运作模式
爬山虎有两种运作模式:
1、单 worker 运作模式:限定只能编写一个特定的downloader实例,即可完成所有的爬虫需求。
2、多 worker 运作模式:支持自由编写任意多个worker实例,这是爬山虎原本默认的工作模式。
开发规范
01、编写全局启动脚本:
全局启动脚本是一个独立的全局启动脚本,其一次性加载了多个业务 worker 实例,其存放位置随意, 默认由爬山虎应用助手自动生成,如果手动自由编写,只需要保证脚本能够正常引入如下代码即可:
<?php
require_once "/path/to/PHPCreeper-Appication/Application/Core/Launcher.php";
全局启动脚本的名称最好和配置的爬虫名称保持一致,当你希望随意命名时而导致引擎找不到爬虫或者爬虫名称无效时, 你还可以通过如下代码的start()方法显式的传参来设置爬虫名称,启动代码片段:
<?php
require_once "/path/to/PHPCreeper-Appication/Application/Core/Launcher.php";
\PHPCreeperApp\Core\Launcher::start(); //start方法接受一个可选的参数即爬虫名称
02、编写单一启动脚本:
单一启动脚本指的是各个独立的业务 worker 启动脚本,同样默认由爬山虎应用助手自动生成, 除非你手动自由编写,否则这些脚本的存放位置不可随意摆放,必须位于如下特定的目录中:
/path/to/PHPCreeper-Appication/Application/Spider/项目名/Start/单一启动脚本1.php
/path/to/PHPCreeper-Appication/Application/Spider/项目名/Start/单一启动脚本2.php
/path/to/PHPCreeper-Appication/Application/Spider/项目名/Start/单一启动脚本3.php
/path/to/PHPCreeper-Appication/Application/Spider/项目名/Start/单一启动脚本N.php
单一启动脚本代码片段 AppProducer.php:
<?php
namespace PHPCreeperApp\Spider\News\Start;
require_once dirname(__FILE__, 4) . '/Core/Launcher.php';
use PHPCreeperApp\Core\Launcher;
use PHPCreeper\PHPCreeper;
use PHPCreeper\Producer;
class AppProducer
{
/**
* single instance
*
* @var object
*/
static protected $_instance;
/**
* producer instance
*
* @var object
*/
protected $_producer;
/**
* @brief get single instance
*
* @return object
*/
static public function getInstance()
{
if(!self::$_instance instanceof self)
{
self::$_instance = new self();
}
return self::$_instance;
}
/**
* @brief start entry
*
* @return mixed
*/
public function start($config)
{
//single instance
$this->_producer = new Producer($config);
//set process name
$this->_producer->setName('producer1');
//set process number
$this->_producer->setCount(1);
//set user callback
$this->_producer->onProducerStart = array($this, 'onProducerStart');
$this->_producer->onProducerStop = array($this, 'onProducerStop');
$this->_producer->onProducerReload = array($this, 'onProducerReload');
}
/**
* @brief onProducerStart
*
* @param object $producer
*
* @return mixed
*/
public function onProducerStart($producer)
{
}
/**
* @brief onProducerStop
*
* @param object $producer
*
* @return mixed
*/
public function onProducerStop($producer)
{
}
/**
* @brief onProducerReload
*
* @param object $producer
*
* @return mixed
*/
public function onProducerReload($producer)
{
}
}
//!!! WARN: DON'T CHANGE THE CODES BELOW ALL !!!

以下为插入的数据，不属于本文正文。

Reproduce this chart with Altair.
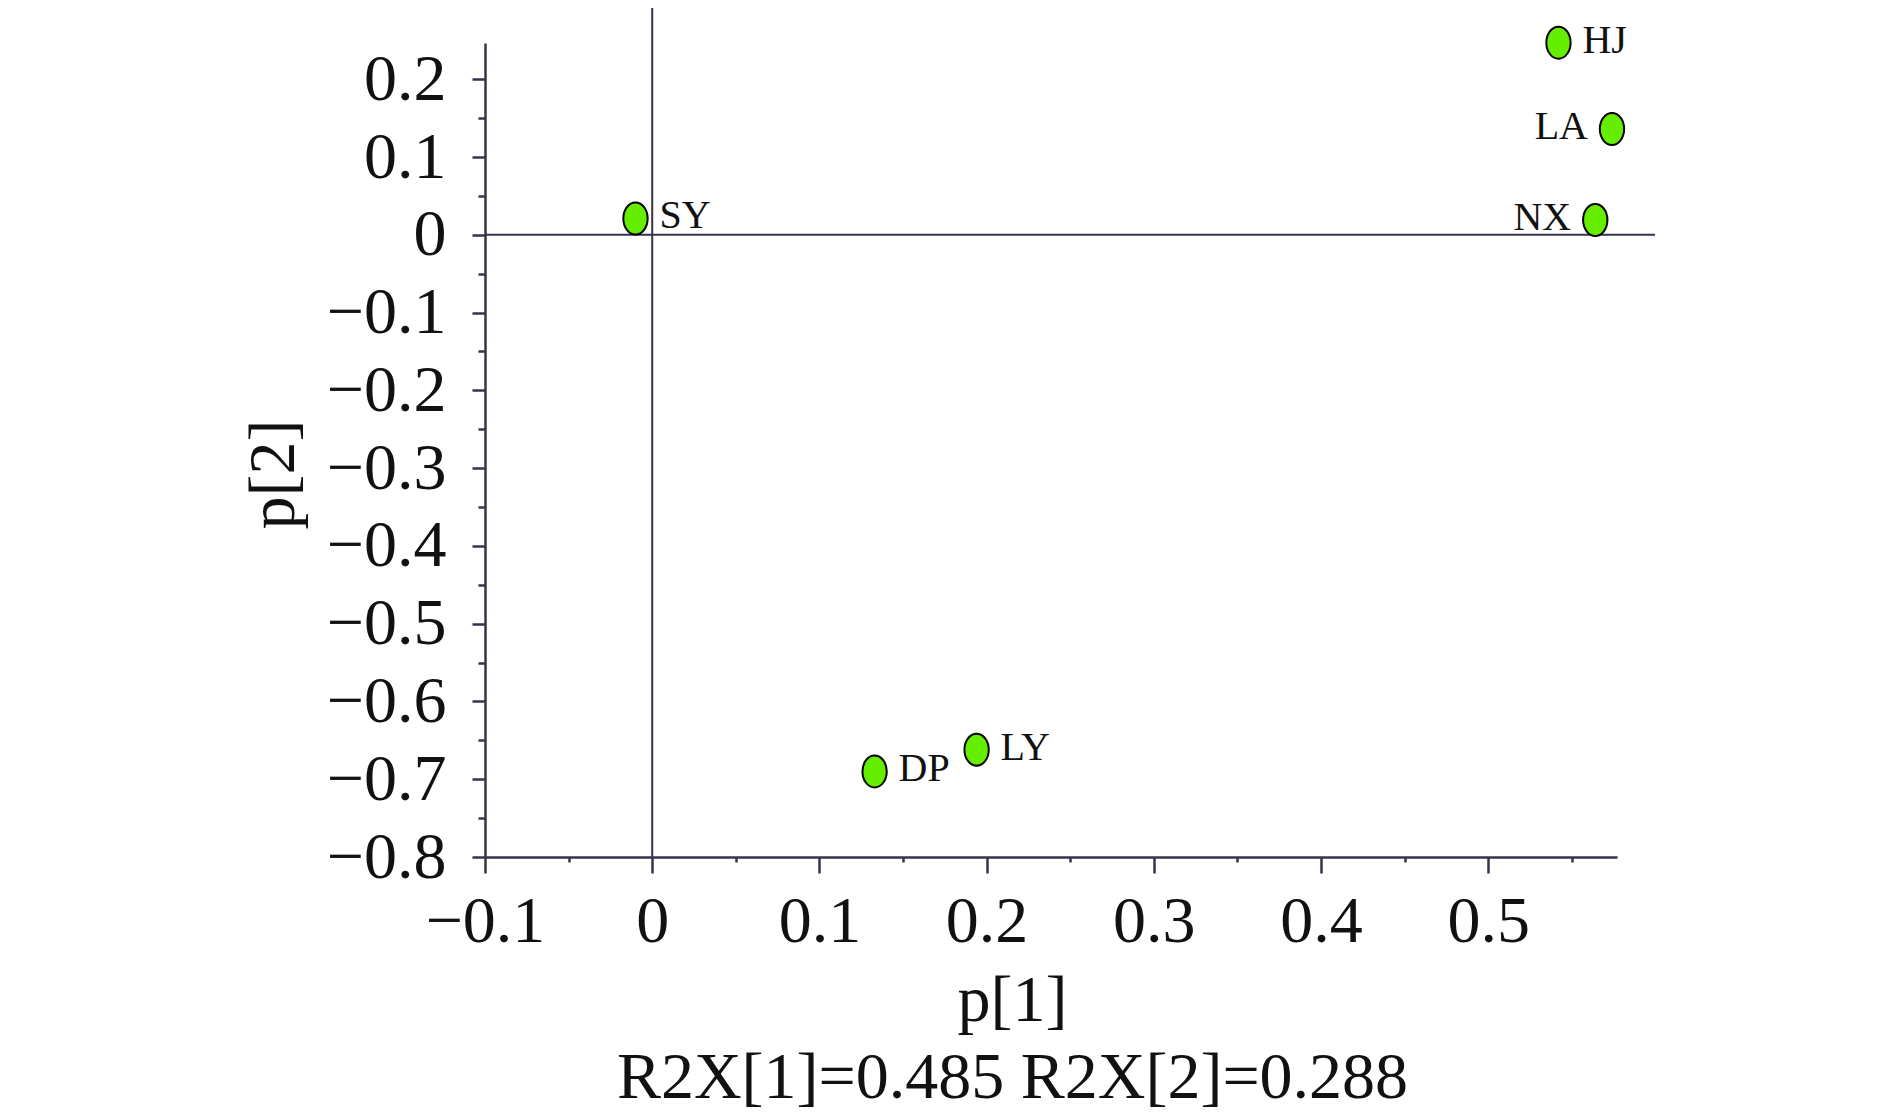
import altair as alt
import pandas as pd

# ---- data ----
NAMES = ["HJ", "LA", "NX", "SY", "DP", "LY"]
P1 = [0.542, 0.574, 0.564, -0.010, 0.133, 0.194]
P2 = [0.247, 0.136, 0.019, 0.021, -0.690, -0.662]

X_TICKS = [-0.1, 0.0, 0.1, 0.2, 0.3, 0.4, 0.5]
X_MINOR = [-0.05, 0.05, 0.15, 0.25, 0.35, 0.45, 0.55]
Y_TICKS = [-0.8, -0.7, -0.6, -0.5, -0.4, -0.3, -0.2, -0.1, 0.0, 0.1, 0.2]
Y_MINOR = [-0.75, -0.65, -0.55, -0.45, -0.35, -0.25, -0.15, -0.05, 0.05, 0.15]

X_DOMAIN = [-0.1, 0.577]
Y_DOMAIN = [-0.8, 0.2466]

X_TITLE = ["p[1]", "R2X[1]=0.485 R2X[2]=0.288"]
Y_TITLE = "p[2]"

LEFT_LABELS = ["LA", "NX"]   # labels drawn on the left side of their point

# ---- styling ----
W, H = 1132, 814
FONT = "Liberation Serif"
AXC = "#34344a"
GREEN = "#66EE00"
A = 0.76
K = round(0.5523 * A, 4)
ELLIPSE = (f"M0,-1 C{K},-1 {A},-0.5523 {A},0 C{A},0.5523 {K},1 0,1 "
           f"C-{K},1 -{A},0.5523 -{A},0 C-{A},-0.5523 -{K},-1 0,-1 Z")

df = pd.DataFrame({"name": NAMES, "p1": P1, "p2": P2})
df["side"] = ["left" if n in LEFT_LABELS else "right" for n in NAMES]
zero = pd.DataFrame({"v": [0.0]})

xs = alt.Scale(domain=X_DOMAIN, nice=False, zero=False)
ys = alt.Scale(domain=Y_DOMAIN, nice=False, zero=False)

common_axis = dict(
    grid=False, domainColor=AXC, tickColor=AXC, domainWidth=2.5, tickWidth=2.5,
    labelFont=FONT, labelFontSize=66, labelColor="#111111", format="~g",
    titleFont=FONT, titleFontSize=66, titleFontWeight="normal", titleColor="#111111",
)

x_major = alt.Axis(orient="bottom", values=X_TICKS, tickSize=16, labelPadding=16,
                   title=X_TITLE, titleX=527, titleY=163, titleAlign="center",
                   titleBaseline="alphabetic", titleLineHeight=77, labelFlush=False,
                   labelOverlap=False, **common_axis)
y_major = alt.Axis(orient="left", values=Y_TICKS, tickSize=13, labelPadding=26,
                   title=Y_TITLE, titleAngle=270, titleX=-192, titleY=431,
                   titleAlign="center", titleBaseline="alphabetic",
                   labelFlush=False, labelOverlap=False, **common_axis)
x_minor = alt.Axis(orient="bottom", values=X_MINOR, tickSize=5, labels=False,
                   domain=False, grid=False, title=None, tickColor=AXC, tickWidth=2.5)
y_minor = alt.Axis(orient="left", values=Y_MINOR, tickSize=7, labels=False,
                   domain=False, grid=False, title=None, tickColor=AXC, tickWidth=2.5)

vline = alt.Chart(zero).mark_rule(color=AXC, strokeWidth=2).encode(
    x=alt.X("v:Q", scale=xs, axis=x_minor),
    y=alt.value(-35), y2=alt.value(H),
)
hline = alt.Chart(zero).mark_rule(color=AXC, strokeWidth=2).encode(
    y=alt.Y("v:Q", scale=ys, axis=y_minor),
    x=alt.value(0), x2=alt.value(1170),
)

points = alt.Chart(df).mark_point(
    shape=ELLIPSE, size=1024, filled=True, fill=GREEN, stroke="#000000",
    strokeWidth=2, opacity=1,
).encode(
    x=alt.X("p1:Q", scale=xs, axis=x_major),
    y=alt.Y("p2:Q", scale=ys, axis=y_major),
)

text_right = alt.Chart(df).transform_filter(alt.datum.side == "right").mark_text(
    align="left", baseline="middle", dx=24, dy=-2, font=FONT, fontSize=40, color="#111111",
).encode(
    x=alt.X("p1:Q", scale=xs, axis=None),
    y=alt.Y("p2:Q", scale=ys, axis=None),
    text="name:N",
)
text_left = alt.Chart(df).transform_filter(alt.datum.side == "left").mark_text(
    align="right", baseline="middle", dx=-24, dy=-2, font=FONT, fontSize=40, color="#111111",
).encode(
    x=alt.X("p1:Q", scale=xs, axis=None),
    y=alt.Y("p2:Q", scale=ys, axis=None),
    text="name:N",
)

chart = alt.layer(vline, hline, points, text_right, text_left).resolve_axis(
    x="independent", y="independent"
).properties(
    width=W, height=H,
    autosize=alt.AutoSizeParams(type="none"),
    padding={"left": 477, "top": 35, "right": 60, "bottom": 255},
    background="white",
).configure_view(stroke=None)

chart.save("out.html", embed_options={"renderer": "svg", "actions": False})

//!!! WARN: DON'T CHANGE THE CODES BELOW ALL !!!
//!!! WARN: DON'T CHANGE THE CODES BELOW ALL !!!
if(!defined('GLOBAL_START'))
{
$classname = pathinfo(__FILE__, PATHINFO_FILENAME);
$config = Launcher::getSpiderConfig($spider ?? getSpiderName(), $classname);
$_classname = __NAMESPACE__ . "\\" . $classname;
$_classname::getInstance()->start($config);
PHPCreeper::start();
}
03、每个业务启动脚本名称必须和相应的配置文件名称完全一致:
/path/to/Application/Spider/News/Start/AppProducer.php
/path/to/Application/Spider/News/Config/AppProducer.php